### Data excerpt
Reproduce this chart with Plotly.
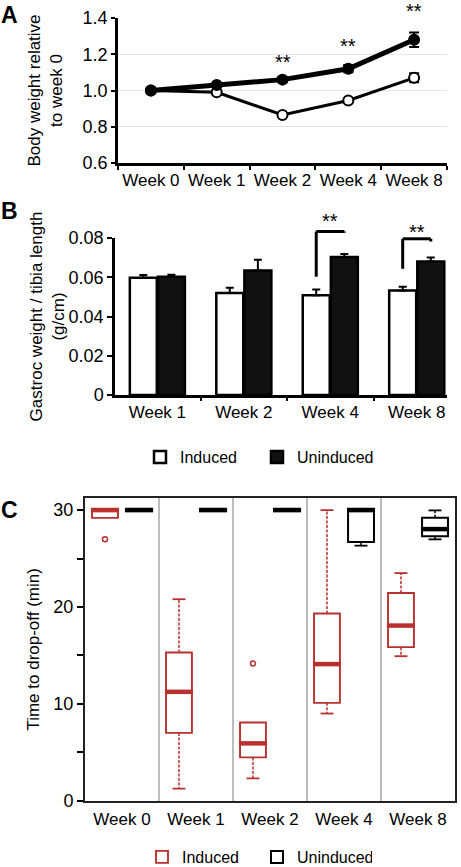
import plotly.graph_objects as go

W, H = 461, 867
FONT = "Liberation Sans, Arial, Helvetica, sans-serif"
RED = "#b8312f"

# ---------------- Panel A: body weight relative to week 0 ----------------
weeks_a = ["Week 0", "Week 1", "Week 2", "Week 4", "Week 8"]
bw_induced = [1.00, 0.99, 0.865, 0.945, 1.07]
bw_induced_err = [0.008, 0.01, 0.01, 0.01, 0.025]
bw_uninduced = [1.00, 1.03, 1.06, 1.12, 1.28]
bw_uninduced_err = [0.008, 0.01, 0.015, 0.02, 0.04]
bw_sig_weeks = ["Week 2", "Week 4", "Week 8"]
bw_sig_y = [1.18, 1.27, 1.46]
a_yticks = [0.6, 0.8, 1.0, 1.2, 1.4]

# ---------------- Panel B: gastroc weight / tibia length ----------------
weeks_b = ["Week 1", "Week 2", "Week 4", "Week 8"]
gw_induced = [0.0597, 0.0520, 0.0508, 0.0533]
gw_induced_err = [0.0014, 0.0026, 0.0030, 0.0019]
gw_uninduced = [0.0603, 0.0634, 0.0703, 0.0680]
gw_uninduced_err = [0.0010, 0.0055, 0.0016, 0.0021]
gw_sig_weeks = ["Week 4", "Week 8"]
gw_sig_left = [0.0603, 0.0643]
gw_sig_top = [0.0833, 0.0796]
gw_sig_right = [0.0827, 0.0782]
gw_sig_star = [0.0908, 0.0852]
b_yticks = [0, 0.02, 0.04, 0.06, 0.08]
b_yticktext = ["0", "0.02", "0.04", "0.06", "0.08"]

# ---------------- Panel C: time to drop-off ----------------
weeks_c = ["Week 0", "Week 1", "Week 2", "Week 4", "Week 8"]
ind_q1 = [29.2, 7.0, 4.47, 10.1, 15.85]
ind_med = [30.0, 11.24, 5.92, 14.1, 18.08]
ind_q3 = [30.0, 15.3, 8.08, 19.32, 21.44]
ind_lo = [29.2, 1.24, 2.3, 9.0, 14.92]
ind_hi = [30.0, 20.8, 8.08, 30.0, 23.5]
ind_out_week = ["Week 0", "Week 2"]
ind_out = [27.0, 14.16]
un_q1 = [30.0, 30.0, 30.0, 26.7, 27.29]
un_med = [30.0, 30.0, 30.0, 30.0, 28.04]
un_q3 = [30.0, 30.0, 30.0, 30.0, 29.2]
un_lo = [30.0, 30.0, 30.0, 26.33, 26.98]
un_hi = [30.0, 30.0, 30.0, 30.0, 29.97]
c_yticks = [0, 5, 10, 15, 20, 25, 30]
c_yticktext = ["0", "", "10", "", "20", "", "30"]


def xd(a, b):
    return [a / W, b / W]


def yd(top, bottom):
    return [1 - bottom / H, 1 - top / H]


DOM_A = (xd(118, 447), yd(18, 163))
DOM_B = (xd(115, 447), yd(238, 395))
DOM_C = (xd(85, 455), yd(498, 800.7))
RNG_A = [0.6, 1.4]
RNG_B = [0, 0.08]
RNG_C = [0, 31.25]
BARGAP = 0.35
BOX_OFF = 0.23
BOX_W = 0.35


def to_paper(v, rng, dom):
    return dom[0] + (v - rng[0]) / (rng[1] - rng[0]) * (dom[1] - dom[0])


fig = go.Figure()

# ---- Panel A traces
fig.add_trace(go.Scatter(
    x=weeks_a, y=bw_induced, mode="lines+markers",
    error_y=dict(type="data", array=bw_induced_err, color="black", thickness=2, width=5),
    line=dict(color="black", width=3),
    marker=dict(symbol="circle", size=10, color="white", line=dict(color="black", width=2)),
    xaxis="x", yaxis="y", showlegend=False, cliponaxis=False, name="Induced"))
fig.add_trace(go.Scatter(
    x=weeks_a, y=bw_uninduced, mode="lines+markers",
    error_y=dict(type="data", array=bw_uninduced_err, color="black", thickness=2, width=5),
    line=dict(color="black", width=5),
    marker=dict(symbol="circle", size=12, color="black"),
    xaxis="x", yaxis="y", showlegend=False, cliponaxis=False, name="Uninduced"))

# ---- Panel B traces
fig.add_trace(go.Bar(
    x=weeks_b, y=gw_induced, name="Induced",
    marker=dict(color="white", line=dict(color="black", width=2.5)),
    error_y=dict(type="data", symmetric=False, array=gw_induced_err,
                 arrayminus=[0] * len(gw_induced), color="black", thickness=2, width=4),
    xaxis="x2", yaxis="y2", legend="legend"))
fig.add_trace(go.Bar(
    x=weeks_b, y=gw_uninduced, name="Uninduced",
    marker=dict(color="#111111", line=dict(color="black", width=2.5)),
    error_y=dict(type="data", symmetric=False, array=gw_uninduced_err,
                 arrayminus=[0] * len(gw_uninduced), color="black", thickness=2, width=4),
    xaxis="x2", yaxis="y2", legend="legend"))

# ---- Panel C traces
pos_ind = [i - BOX_OFF for i in range(len(weeks_c))]
pos_un = [i + BOX_OFF for i in range(len(weeks_c))]


def whisker_paths(pos, q1, q3, lo, hi, cap):
    wx, wy, cx, cy = [], [], [], []
    for p, a, b, l, h in zip(pos, q1, q3, lo, hi):
        if h > b:
            wx += [p, p, None]
            wy += [b, h, None]
            cx += [p - cap, p + cap, None]
            cy += [h, h, None]
        if l < a:
            wx += [p, p, None]
            wy += [a, l, None]
            cx += [p - cap, p + cap, None]
            cy += [l, l, None]
    return wx, wy, cx, cy


def median_path(pos, med, half):
    mx, my = [], []
    for p, m in zip(pos, med):
        mx += [p - half, p + half, None]
        my += [m, m, None]
    return mx, my


for pos, q1, med, q3, lo, hi, col, nm, lw in [
    (pos_ind, ind_q1, ind_med, ind_q3, ind_lo, ind_hi, RED, "Induced", 1.9),
    (pos_un, un_q1, un_med, un_q3, un_lo, un_hi, "black", "Uninduced", 2),
]:
    fig.add_trace(go.Box(
        x=pos, q1=q1, median=med, q3=q3, lowerfence=q1, upperfence=q3,
        width=BOX_W, fillcolor="white", line=dict(color=col, width=lw),
        boxpoints=False, name=nm, xaxis="x3", yaxis="y3", legend="legend2"))
    wx, wy, cx, cy = whisker_paths(pos, q1, q3, lo, hi, BOX_W / 4)
    fig.add_trace(go.Scatter(x=wx, y=wy, mode="lines", line=dict(color=col, width=1.5, dash="3px,1.5px"),
                             xaxis="x3", yaxis="y3", showlegend=False, hoverinfo="skip"))
    fig.add_trace(go.Scatter(x=cx, y=cy, mode="lines", line=dict(color=col, width=1.8),
                             xaxis="x3", yaxis="y3", showlegend=False, hoverinfo="skip"))
    mx, my = median_path(pos, med, BOX_W / 2 + 0.015)
    fig.add_trace(go.Scatter(x=mx, y=my, mode="lines", line=dict(color=col, width=4.5),
                             xaxis="x3", yaxis="y3", showlegend=False, hoverinfo="skip"))

fig.add_trace(go.Scatter(
    x=[weeks_c.index(w) - BOX_OFF for w in ind_out_week], y=ind_out, mode="markers",
    marker=dict(symbol="circle-open", size=5, color=RED, line=dict(width=1.5)),
    xaxis="x3", yaxis="y3", showlegend=False))

# ---- annotations & shapes
ann = []
shapes = []
for w, v in zip(bw_sig_weeks, bw_sig_y):
    ann.append(dict(x=w, xref="x", y=to_paper(v, RNG_A, DOM_A[1]), yref="paper",
                    text="**", showarrow=False, font=dict(size=20, family=FONT, color="black"),
                    yanchor="middle", yshift=-4))

off = (1 - BARGAP) / 4
for w, yl, yt, yr, ys in zip(gw_sig_weeks, gw_sig_left, gw_sig_top, gw_sig_right, gw_sig_star):
    i = weeks_b.index(w)
    l, r = i - off, i + off
    pl = to_paper(yl, RNG_B, DOM_B[1])
    pt = to_paper(yt, RNG_B, DOM_B[1])
    pr = to_paper(yr, RNG_B, DOM_B[1])
    for x0, y0, x1, y1 in [(l, pl, l, pt), (l, pt, r, pt), (r, pt, r, pr)]:
        shapes.append(dict(type="line", xref="x2", yref="paper", x0=x0, x1=x1, y0=y0, y1=y1,
                           line=dict(color="black", width=3)))
    ann.append(dict(x=w, xref="x2", y=to_paper(ys, RNG_B, DOM_B[1]), yref="paper",
                    text="**", showarrow=False, font=dict(size=20, family=FONT, color="black"),
                    yanchor="middle", yshift=-4))

for lab, px, py in [("A", 9, 0), ("B", 9, 196), ("C", 9, 495)]:
    ann.append(dict(x=px / W, y=1 - py / H, xref="paper", yref="paper", text="<b>%s</b>" % lab,
                    showarrow=False, font=dict(size=23, family=FONT, color="black"),
                    xanchor="center", yanchor="top"))

axis_common = dict(showline=True, linecolor="black", showgrid=False, zeroline=False,
                   fixedrange=True, tickcolor="black", automargin=False)

fig.update_layout(
    width=W, height=H, margin=dict(l=0, r=0, t=0, b=0, autoexpand=False),
    paper_bgcolor="white", plot_bgcolor="white",
    font=dict(family=FONT, color="black", size=17),
    barmode="group", bargap=BARGAP, bargroupgap=0.04,
    boxmode="overlay",
    xaxis=dict(axis_common, domain=DOM_A[0], anchor="y", type="category", range=[-0.5, 4.5],
               linewidth=2.5, ticks="outside", ticklen=4, tickwidth=2, tickson="boundaries",
               tickangle=0, tickfont=dict(size=17)),
    yaxis=dict(axis_common, domain=DOM_A[1], anchor="x", range=RNG_A, tickvals=a_yticks,
               tickformat=".1f", linewidth=2.5, ticks="outside", ticklen=4, tickwidth=2,
               tickfont=dict(size=18),
               minor=dict(tickvals=[0.8, 1.0, 1.2], showgrid=True, gridcolor="#e4e4e4",
                          gridwidth=1, ticks=""),
               title=dict(text="Body weight relative<br>to week 0", standoff=16,
                          font=dict(size=17))),
    xaxis2=dict(axis_common, domain=DOM_B[0], anchor="y2", type="category", range=[-0.49, 3.35],
                linewidth=2.5, ticks="outside", ticklen=3, tickwidth=2, tickson="boundaries",
                tickangle=0, tickfont=dict(size=17)),
    yaxis2=dict(axis_common, domain=DOM_B[1], anchor="x2", range=RNG_B, tickvals=b_yticks,
                ticktext=b_yticktext, linewidth=2.5, ticks="outside", ticklen=5, tickwidth=2,
                tickfont=dict(size=18),
                title=dict(text="Gastroc weight / tibia length<br>(g/cm)", standoff=0,
                           font=dict(size=17))),
    xaxis3=dict(axis_common, domain=DOM_C[0], anchor="y3", range=[-0.5, 4.5],
                tickvals=list(range(len(weeks_c))), ticktext=weeks_c, ticks="",
                linecolor="#222222", linewidth=2, mirror=True, tickfont=dict(size=17),
                tickangle=0, ticklabelstandoff=2,
                minor=dict(tickvals=[0.5, 1.5, 2.5, 3.5], showgrid=True, gridcolor="#bdbdbd",
                           gridwidth=1.5, ticks="")),
    yaxis3=dict(axis_common, domain=DOM_C[1], anchor="x3", range=RNG_C, tickvals=c_yticks,
                ticktext=c_yticktext, linecolor="#222222", linewidth=2, mirror=True,
                ticks="outside", ticklen=6, tickwidth=1.5, tickfont=dict(size=18),
                title=dict(text="Time to drop-off (min)", standoff=9, font=dict(size=17))),
    legend=dict(orientation="h", x=140 / W, y=1 - 457 / H, xanchor="left", yanchor="middle",
                font=dict(size=16, family=FONT), bgcolor="rgba(0,0,0,0)",
                entrywidth=72, entrywidthmode="pixels", itemclick=False, itemdoubleclick=False),
    legend2=dict(orientation="h", x=142 / W, y=1 - 857 / H, xanchor="left", yanchor="middle",
                 font=dict(size=16, family=FONT), bgcolor="rgba(0,0,0,0)",
                 entrywidth=70, entrywidthmode="pixels", itemclick=False, itemdoubleclick=False),
    annotations=ann, shapes=shapes,
)

fig.write_html("out.html", config={"displayModeBar": False},
               post_script="document.body.style.margin='0';")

### Task directions
Leave out the pictures. Transcribe only the lines above, from the first through the one that contains "a_yticks = [0.6, 0.8, 1.0, 1.2, 1.4]".

### Reply
Reproduce this chart with Plotly.
import plotly.graph_objects as go

W, H = 461, 867
FONT = "Liberation Sans, Arial, Helvetica, sans-serif"
RED = "#b8312f"

# ---------------- Panel A: body weight relative to week 0 ----------------
weeks_a = ["Week 0", "Week 1", "Week 2", "Week 4", "Week 8"]
bw_induced = [1.00, 0.99, 0.865, 0.945, 1.07]
bw_induced_err = [0.008, 0.01, 0.01, 0.01, 0.025]
bw_uninduced = [1.00, 1.03, 1.06, 1.12, 1.28]
bw_uninduced_err = [0.008, 0.01, 0.015, 0.02, 0.04]
bw_sig_weeks = ["Week 2", "Week 4", "Week 8"]
bw_sig_y = [1.18, 1.27, 1.46]
a_yticks = [0.6, 0.8, 1.0, 1.2, 1.4]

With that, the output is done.